Looks like the parameter is working as expected, and it very, very clearly matters. Here’s one instance for example:
The ASV, prior to implementing the query coverage length requirement produces these top 10 matches:
Yep, that’s 10 unique taxa assignments, all above 97%. No wonder the consensus pushed it all the way back to just the Class level.
Once the query coverage length parameter was added, this sequence was then updated as “Undefined”. The local vsearch output just shows this, indicating it didn’t find any subject string to match our query at the defined percent identity (97%) and query coverage length (80% or 94% both failed):
8aa059190885cb9440084a9821d998bd * 0.0 0 0 0 0 0 0 0 -1 0
It also fails regardless of the classifier - BLAST and Vsearch both set this ASV as “Unassigned”.
I’m going to run a few other taxonomy assignment tests where I reduce the database subjects according to taxonomic completeness. Even with this query coverage parameter, it’s still possible to get reduced taxonomic information assigned because of competing taxonomic strings which are differentially annotated. That is, both subject strings are equally good matches (for both alignment identity and length), but one of the two subject taxonomies are incomplete - this ends up reducing the final taxonomic assignment to the query, which is possibly just an artifact of database incompleteness.
For example, Vsearch matches these possible subjects to a query ASV using our newly modified Vsearch parameters covering 97% identity and 94% query coverage:
QIIME’s implementation would reduce this ASV to the Order level (o:Megaloptera) which is probably a mistake. I don’t know what you’d do with bacteria, but in my case, because we’re dealing with insects here, I can go to BOLDs database for this specific incompletely-classified specimen and look at the actual voucher specimen the sequence was generated from.
Here’s the incompletely assigned one. Here’s the fully assigned one. Maybe this is a case of someone not entering all the info in their database; maybe they didn’t know what they were looking at. Either way, it’s pretty clear that there is one and only one species which Vsearch has identified, but because one of the two competing subject matches isn’t fully complete in it’s taxonomic identity, the final product is reduce to that least incomplete record. Bummer.
I’m aware that we could use an alternative “most frequent record among matches” approach rather than the consensus approach, but that doesn’t feel right and could lead to more problems.
@Nicholas_Bokulich’s suggestion of just removing these cases where records are incomplete to, say, the taxonomic Order is appealing, but still feels dangerous. What if that’s the only representative match? I’d be throwing out taxonomic Order information for “Unassigned”…

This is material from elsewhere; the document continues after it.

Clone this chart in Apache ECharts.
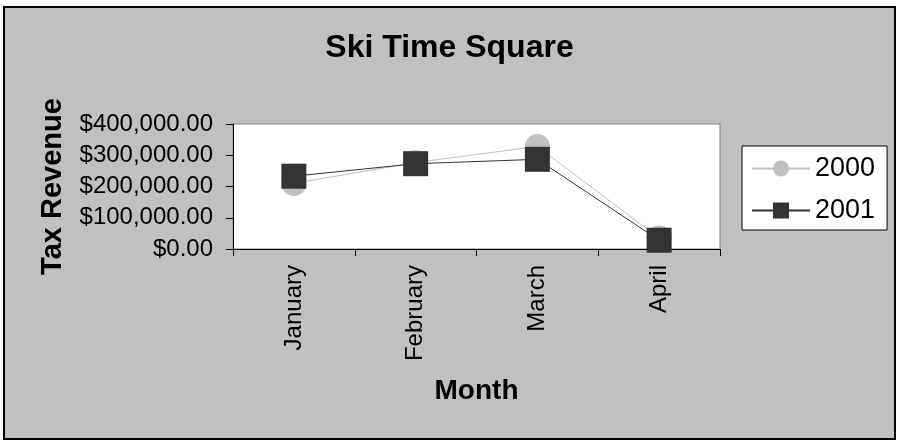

I wondered, following such advice, just how much would I be throwing out. So I did a little calculation for reference database I’m using which is modified from BOLD. I created this reference set by taking all of BOLD’s sequences that contained taxonomic information annotated as “Arthropod”, then filtered out records that weren’t specific to COI, then filtered out duplicates, and some sequences that were too short. There are still a lot of sequences - 2,240,513 in total - and these reference sequences have varying degrees of taxonomic completeness. Here’s a count of how many records in that database match the following terms:
`c__;o__;f__;g__;s__` == 367 (0.016%)
`o__;f__;g__;s__` == 1770 (0.079%)
`f__;g__;s__` == 515695 (23.0%)
`g__;s__` == 961606 (42.9%)
`s__` == 1391456 (62.1%)
So, there are a tiny fraction missing Class and Order information, but a huge number of sequences missing Family, Genus, and/or Species info. How does something like this flesh out in the microbe world and databases like SILVA or Greengenes?
I’m going to run a pair of taxonomic assignment tests today using two further filtered databases: one requiring at least Family-level info (so I’ll be dropping the 23%), or one containing the Genus-level information (dropping the 42.9%). We’ll see how that performs compared to the existing one - I’m sure I’ll get a bunch more “Unassigned”, but I’m curious about how many assigned samples have more or less taxonomic information because of the LCA algorithm that reduces an ASV’s assignment like with the example I mentioned above.
Last thing - is there any internal QIIME LCA script I can use? I’d like to execute it manually to generate the final taxonomic assignment directly from the stand-alone Vsearch output (the
--blast6out file). It’s been super helpful seeing that file to determine why the final product I see in QIIME is what it is. There are a few LCA scripts out there, but I just want to make sure I’m using exactly what QIIME is using.
More to follow - thanks for the help!